*** Recorded data
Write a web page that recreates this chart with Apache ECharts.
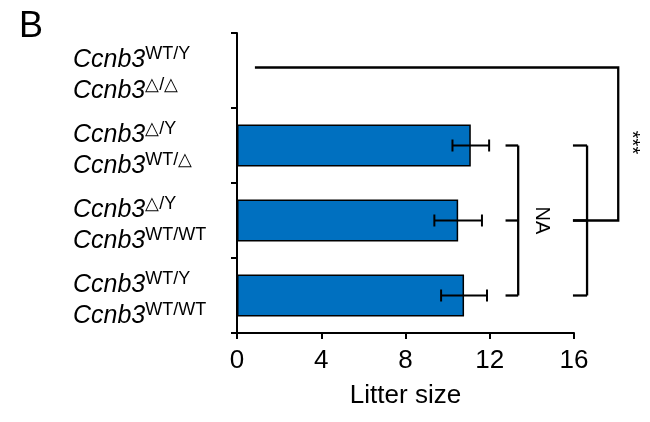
<!DOCTYPE html>
<html>
<head>
<meta charset="utf-8">
<script src="https://cdn.jsdelivr.net/npm/echarts@6/dist/echarts.min.js"></script>
<style>
html,body{margin:0;padding:0;background:#fff;}
#chart{width:650px;height:422px;}
</style>
</head>
<body>
<div id="chart"></div>
<script>
// ---- data (top to bottom) ----
var gene = 'Ccnb3';
var maleGenotype   = ['WT/Y', '\u25B3/Y', '\u25B3/Y', 'WT/Y'];
var femaleGenotype = ['\u25B3/\u25B3', 'WT/\u25B3', 'WT/WT', 'WT/WT'];
var categories = ['WT/Y x \u25B3/\u25B3', '\u25B3/Y x WT/\u25B3', '\u25B3/Y x WT/WT', 'WT/Y x WT/WT'];
var litterMean = [0, 11.1, 10.5, 10.78];
var litterErr  = [0, 0.87, 1.13, 1.09];
var xTicks = [0, 4, 8, 12, 16];
var axisTitle = 'Litter size';
var panelLetter = 'B';
// significance annotations (value units / category indices)
var naBracket  = {tickFrom: 12.75, spine: 13.35, cats: [1, 2, 3], label: 'NA', labelX: 14.48, labelCat: 2};
var allBracket = {tickFrom: 15.95, spine: 16.62, cats: [1, 2, 3]};
var topLink    = {from: 0.85, to: 18.1, topCat: 0, joinCat: 2, label: '***', labelX: 18.75, labelCat: 1};

var chart = echarts.init(document.getElementById('chart'));
var FONT = '"Liberation Sans", Arial, sans-serif';

var errData = litterMean.map(function (v, i) { return [v, i, litterErr[i]]; });

option = {
  animation: false,
  backgroundColor: '#fff',
  grid: {left: 237, right: 76, top: 33, bottom: 89, containLabel: false},
  graphic: [{
    type: 'text', left: 19, top: 9,
    style: {text: panelLetter, font: '36px ' + FONT, fill: '#000'}
  }],
  xAxis: {
    type: 'value', min: xTicks[0], max: xTicks[xTicks.length - 1], interval: 4,
    splitLine: {show: false},
    axisLine: {show: true, lineStyle: {color: '#000', width: 2}},
    axisTick: {show: true, length: 6, lineStyle: {color: '#000', width: 2}},
    axisLabel: {color: '#000', fontSize: 26, fontFamily: FONT, margin: 15},
    name: axisTitle, nameLocation: 'middle', nameGap: 50,
    nameTextStyle: {color: '#000', fontSize: 26, fontFamily: FONT}
  },
  yAxis: {
    type: 'category', inverse: true, data: categories,
    axisLine: {show: true, lineStyle: {color: '#000', width: 2}},
    axisTick: {show: true, length: 6, lineStyle: {color: '#000', width: 2}},
    axisLabel: {
      align: 'left', margin: 164, color: '#000', padding: [11, 0, 0, 0],
      formatter: function (val, idx) {
        return '{i|' + gene + '}{s|' + maleGenotype[idx] + '}\n{i|' + gene + '}{s|' + femaleGenotype[idx] + '}';
      },
      rich: {
        i: {fontSize: 25, fontStyle: 'italic', fontFamily: FONT, color: '#000', lineHeight: 31},
        s: {fontSize: 18, fontFamily: FONT, color: '#000', verticalAlign: 'top', lineHeight: 22}
      }
    }
  },
  series: [
    {
      type: 'bar', data: litterMean, barWidth: 42,
      itemStyle: {color: '#0070C0', borderColor: '#000', borderWidth: 1.5},
      silent: true
    },
    {
      type: 'custom', data: errData, clip: false, silent: true, z: 5,
      encode: {x: 0, y: 1},
      renderItem: function (params, api) {
        var v = api.value(0), c = api.value(1), e = api.value(2);
        var lo = api.coord([v - e, c]), hi = api.coord([v + e, c]);
        var h = 6;
        var st = {stroke: '#000', lineWidth: 2};
        return {type: 'group', children: [
          {type: 'line', shape: {x1: lo[0], y1: lo[1], x2: hi[0], y2: hi[1]}, style: st},
          {type: 'line', shape: {x1: lo[0], y1: lo[1] - h, x2: lo[0], y2: lo[1] + h}, style: st},
          {type: 'line', shape: {x1: hi[0], y1: hi[1] - h, x2: hi[0], y2: hi[1] + h}, style: st}
        ]};
      }
    },
    {
      type: 'custom', data: [[0, 0]], clip: false, silent: true, z: 6,
      encode: {x: 0, y: 1},
      renderItem: function (params, api) {
        var st = {stroke: '#000', lineWidth: 2.3, fill: null};
        var ch = [];
        function bracket(b) {
          var pts = b.cats.map(function (c) { return api.coord([b.tickFrom, c]); });
          var sx = api.coord([b.spine, 0])[0];
          pts.forEach(function (p) {
            ch.push({type: 'line', shape: {x1: p[0], y1: p[1], x2: sx, y2: p[1]}, style: st});
          });
          ch.push({type: 'line', shape: {x1: sx, y1: pts[0][1], x2: sx, y2: pts[pts.length - 1][1]}, style: st});
        }
        bracket(naBracket);
        bracket(allBracket);
        var a = api.coord([topLink.from, topLink.topCat]);
        var b = api.coord([topLink.to, topLink.topCat]);
        var j = api.coord([allBracket.tickFrom, topLink.joinCat]);
        var jt = api.coord([topLink.to, topLink.joinCat]);
        ch.push({type: 'polyline', shape: {points: [[a[0], a[1] - 3], [b[0], b[1] - 3], [jt[0], jt[1]], [j[0], j[1]]]}, style: st});
        var np = api.coord([naBracket.labelX, naBracket.labelCat]);
        ch.push({type: 'text', x: np[0], y: np[1], rotation: -Math.PI / 2,
          style: {text: naBracket.label, font: '20px ' + FONT, fill: '#000', align: 'center', verticalAlign: 'middle'}});
        var sp = api.coord([topLink.labelX, topLink.labelCat]);
        ch.push({type: 'text', x: sp[0], y: sp[1] - 3, rotation: -Math.PI / 2,
          style: {text: topLink.label, font: '20px ' + FONT, fill: '#000', align: 'center', verticalAlign: 'middle'}});
        return {type: 'group', children: ch};
      }
    }
  ]
};
chart.setOption(option);
</script>
</body>
</html>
******
**Task details:** Your task is to restate word for word the lines from the top of the data to the line containing "var errData = litterMean.map(function", both ends included, with every picture left out.

**Expected answer:**
Write a web page that recreates this chart with Apache ECharts.
<!DOCTYPE html>
<html>
<head>
<meta charset="utf-8">
<script src="https://cdn.jsdelivr.net/npm/echarts@6/dist/echarts.min.js"></script>
<style>
html,body{margin:0;padding:0;background:#fff;}
#chart{width:650px;height:422px;}
</style>
</head>
<body>
<div id="chart"></div>
<script>
// ---- data (top to bottom) ----
var gene = 'Ccnb3';
var maleGenotype   = ['WT/Y', '\u25B3/Y', '\u25B3/Y', 'WT/Y'];
var femaleGenotype = ['\u25B3/\u25B3', 'WT/\u25B3', 'WT/WT', 'WT/WT'];
var categories = ['WT/Y x \u25B3/\u25B3', '\u25B3/Y x WT/\u25B3', '\u25B3/Y x WT/WT', 'WT/Y x WT/WT'];
var litterMean = [0, 11.1, 10.5, 10.78];
var litterErr  = [0, 0.87, 1.13, 1.09];
var xTicks = [0, 4, 8, 12, 16];
var axisTitle = 'Litter size';
var panelLetter = 'B';
// significance annotations (value units / category indices)
var naBracket  = {tickFrom: 12.75, spine: 13.35, cats: [1, 2, 3], label: 'NA', labelX: 14.48, labelCat: 2};
var allBracket = {tickFrom: 15.95, spine: 16.62, cats: [1, 2, 3]};
var topLink    = {from: 0.85, to: 18.1, topCat: 0, joinCat: 2, label: '***', labelX: 18.75, labelCat: 1};

var chart = echarts.init(document.getElementById('chart'));
var FONT = '"Liberation Sans", Arial, sans-serif';

var errData = litterMean.map(function (v, i) { return [v, i, litterErr[i]]; });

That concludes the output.